Last April, MiuMiu had also hosted a Literary Club at the Circolo Filologico Milanese for a two-day discussion about feminism in literature, which panels have inspired the Tales and Tellers ones. On the first day, the reading and following discussion was on “Forbidden notebook”, the diaristic discovery of her interiority and emotions of a 1950s middle class woman, written in 1951 by Alba De Cespedes, an Italian writer and partisan sadly forgotten by the critics for many years. The panel brought out themes such as motherhood, marriage and the way in which women have for long been deprived of a private space where to collect their thoughts and acknowledge their emotions and societal condition, making a confrontation between how things worked in the 1950s and how they are going now. All the panelists, Tina Kunakey, Jhumpa Lahiri, Claudia Durastanti, Sheila Heti and Lou Stoppard, agreed on the power of a private diary to help women, who have for long been voiceless both publicly and privately. I have personally read the book, after watching the panel on YouTube, and enjoyed it deeply! Second day panel, hosted by Bel Powely, Selby Wynn Schwartz, Viola di Grado, Xialou Guo and Zing Tsjeng, instead, was about “A woman”, written in 1906 by Sibilla Aleramo, pseudonym of Marta Felicina Faccio detta Rina, an Italian journalist, novelist and poetess. The book, an autobiography of Aleramo, pictures the condition of women between the 19th and 20th century.
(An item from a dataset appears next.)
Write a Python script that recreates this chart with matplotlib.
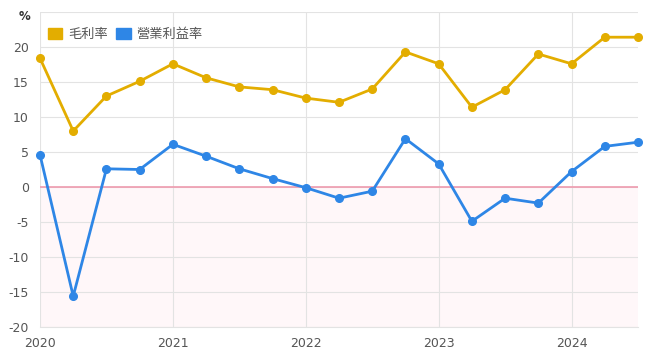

But what the Tales and Tellers exhibition is really a continuum of is the SS2025 Miu Miu runway. MiuMiu has a long story of collaborations with artists of all forms when staging its runways and this year Miuccia was no less intending to collaborate with an artist to create something that, through clothes and art, could make the guests reflect on our society. Last year, for example, she collaborated with the south-Korean performance artist Jeong Geomhyung.
“Salt looks like sugar” was the name of the runway, staged in Paris on October 1 at the Palais d’Iléna like the Art Basel exhibit, and of the work of Goshka Macuga, which accompanied the fashion show, based around the doubts over our relationship with truth and deceit in the era of digital disinformation. A rotary press attached to the ceiling prints “The Truthless Times”, Macuga’s newspaper. The paper is made not of articles but titles, followed by QR codes, and advertisements without pictures, just descriptions on a light blue page: “A cosmetic bottle floats in front of an unwrinkled face. Logo”, “In a dingy urban landscape, a can of air freshener emits a triangle of greenery. Logo”, “A recognizable figure sits in a corner cradling a leather purse. Logo”. The titles are deceiving, made to elicit our everyday lower capacity of concentration, both on online and offline newspapers, suggesting that we should concentrate more on the contents that we consume. The newspaper was paired with a narrative film that introduced the show, whose protagonists, Pathos and Logos, undercover journalists of The Truthless Times, live in an era where truth manipulation is on the agenda.
As Silvia Schirinzi wrote on Rivista Studio, “the questions posed by Goshka Macuga well accompanied a collection where Miuccia Prada has tried to get her hands back on what interests her the most, which is the concept of vanity, especially feminine one, and how this connects to a lot of deceits of our daily life: towards ourselves, towards others, towards the reality we consume on digital screens.” She chose to make a youthful collection, compared to the previous one, because youth is a “moment of absolute truth”, says Schirinzi, when minds are not yet deceived by the world's stimula, blank like the cotton dresses that opened the show.